Welcome to the Bongino Brief.
I'm Dan Bongino.
I've got three stories in a nutshell that are related.
A story about inflation.
A story about our national debt absolutely exploding.
And to be fair, under President Trump, President Bush,
it wasn't just Obama and Joe Biden.
Fairness matters if your integrity matters.
And a story about Bitcoin. Well,
they all share one big thing in common. Let's get to story number one first in this headline,
and I'll explain. CNBC, consumer prices rise more than expected, pushed by a 9.1% jump in gasoline.
Ladies and gentlemen, consumer prices are blowing up.
Have you seen the home prices down here in Florida
and other hot markets?
We're looking for a new house, folks.
We need a bigger studio.
The home market down here in Florida,
listen to me, is insane.
If you've tried to move down here,
you know exactly what I'm talking about.
The price of homes down here, it's not
even insane. It's beyond insane. It's like Joaquin Phoenix Joker insane. It's not like
Jack Nicholson Joker. It's totally Joaquin Phoenix insane. Consumer prices are through the roof.
The price of food, the price of gas, the price of commodities, the price of gold.

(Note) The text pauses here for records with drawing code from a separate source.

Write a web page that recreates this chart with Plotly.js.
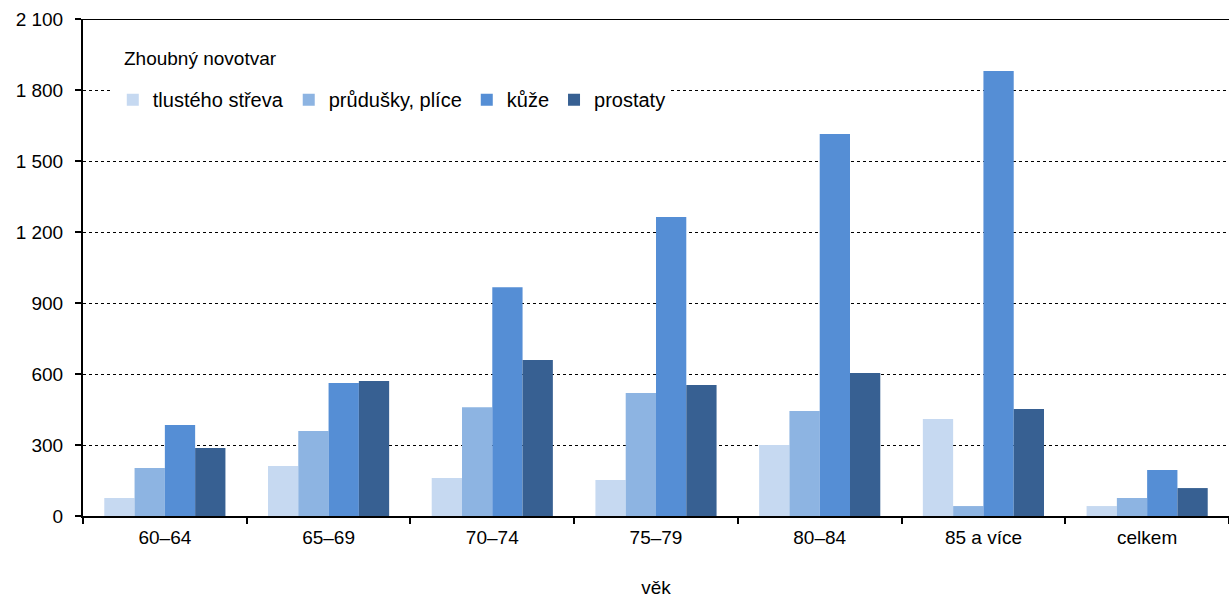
<!DOCTYPE html>
<html><head><meta charset="utf-8">
<script src="https://cdn.plot.ly/plotly-3.0.1.min.js"></script>
<style>body{margin:0;background:#fff}#c{width:1229px;height:599px}</style>
</head><body><div id="c"></div>
<script>
const categories = ["60–64","65–69","70–74","75–79","80–84","85 a více","celkem"];
const seriesNames = ["tlustého střeva","průdušky, plíce","kůže","prostaty"];
const legendTitle = "Zhoubný novotvar";
const tlusteho = [76, 211, 161, 152, 300, 410, 42];
const prudusky = [203, 359, 460, 520, 444, 42, 76];
const kuze = [384, 562, 967, 1263, 1614, 1880, 194];
const prostaty = [287, 570, 659, 553, 604, 452, 118];
const yTicks = [0,300,600,900,1200,1500,1800,2100];
const colors = ["#c6d9f1","#8db4e2","#558ed5","#376092"];
const vals = [tlusteho, prudusky, kuze, prostaty];
const traces = vals.map((v,i)=>({type:'bar', x:categories, y:v, name:seriesNames[i], marker:{color:colors[i]}}));
const layout = {
  width:1229, height:599,
  margin:{l:83,r:0,t:19,b:83},
  separators:', ',
  font:{family:'"Liberation Sans", Arial, sans-serif', size:19, color:'#000'},
  barmode:'group', bargap:0.26, bargroupgap:0,
  plot_bgcolor:'#fff', paper_bgcolor:'#fff',
  showlegend:true,
  legend:{orientation:'h', x:0.026, y:0.877, xanchor:'left', yanchor:'top',
    bgcolor:'#fff', font:{size:20},
    traceorder:'normal', itemwidth:30, tracegroupgap:0},
  annotations:[{text:legendTitle, xref:'paper', yref:'paper', x:0.034, y:0.9215, xanchor:'left', yanchor:'middle',
    showarrow:false, font:{size:19}, bgcolor:'#fff'}],
  xaxis:{type:'category', showline:true, linecolor:'#000', linewidth:2, ticks:'outside', tickson:'boundaries',
    ticklen:6, tickcolor:'#000', tickwidth:2, showgrid:false, ticklabelstandoff:3,
    title:{text:'věk', standoff:34, font:{size:19}}, tickfont:{size:19}},
  yaxis:{range:[0,2100], tickvals:yTicks, tickformat:',d', showline:true, linecolor:'#000', linewidth:2,
    ticks:'outside', ticklen:6, tickcolor:'#000', tickwidth:2, ticklabelstandoff:8,
    showgrid:true, gridcolor:'#000', griddash:'dot', gridwidth:1, zeroline:false, tickfont:{size:19}},
  shapes:[{type:'line', xref:'paper', yref:'y', x0:0, x1:1, y0:2100, y1:2100, line:{color:'#000', width:2}}]
};
Plotly.newPlot('c', traces, layout, {displayModeBar:false, staticPlot:true});
</script></body></html>
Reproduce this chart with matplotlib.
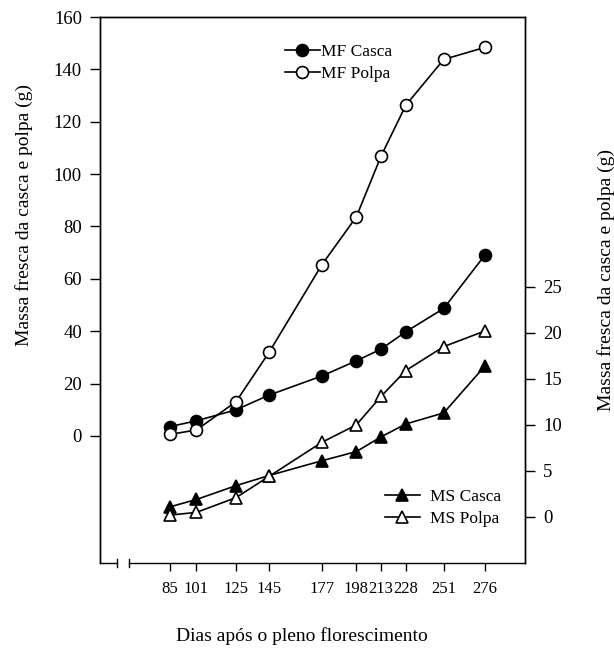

Folks, you can't print a boatload of money every single day, billions and billions of dollars
being printed and digitally created out of thin air, chasing the same amount of products and not
expect the prices to go up. Let me get to headline number two. Again, I'll explain why these are related in a minute.
U.S. budget deficit, CNBC.
U.S. budget deficit jumps to a record $1.7 trillion this year.
By the way, I read a story,
the GOP is putting together a commission
to study the budget deficit.
I got an idea.
We don't need a commission.
We're in a lot of debt.
Just stop spending money.
How does that sound?
How is the debt exploding?
Debt and deficits. Deficits are annual. The national debt is cumulative.
How is it that we keep spending money we don't have? Where are we getting the money from, folks? If we don't have the money, the federal government, because they haven't taken it in in tax revenue,
then how are we spending $1.7 trillion more than we actually have?
Because we're printing it, folks.
The Federal Reserve, under all kinds of names, quantitative easing, all kinds of BS names
for things, are essentially printing money like it's a Monopoly game.
If you did this,
it would be called counterfeiting.
Our debt is exploding
because we are trying to monetize it right now.
Let me get to my third story
because I want to explain how these are related.
Coindesk, Bitcoin, and Ether
are steady and near record highs
as all eyes are on the coinbase listening
uh listing coinbase just went public at an ipo and it exploded the value of bitcoin
cryptocurrencies are exploding everywhere why would that be why would the value
of a not easily reproducible currency gold you, you have to go mine it, right?
You can't just,
when the United States government wants to create money,
the Federal Reserve just does it for them.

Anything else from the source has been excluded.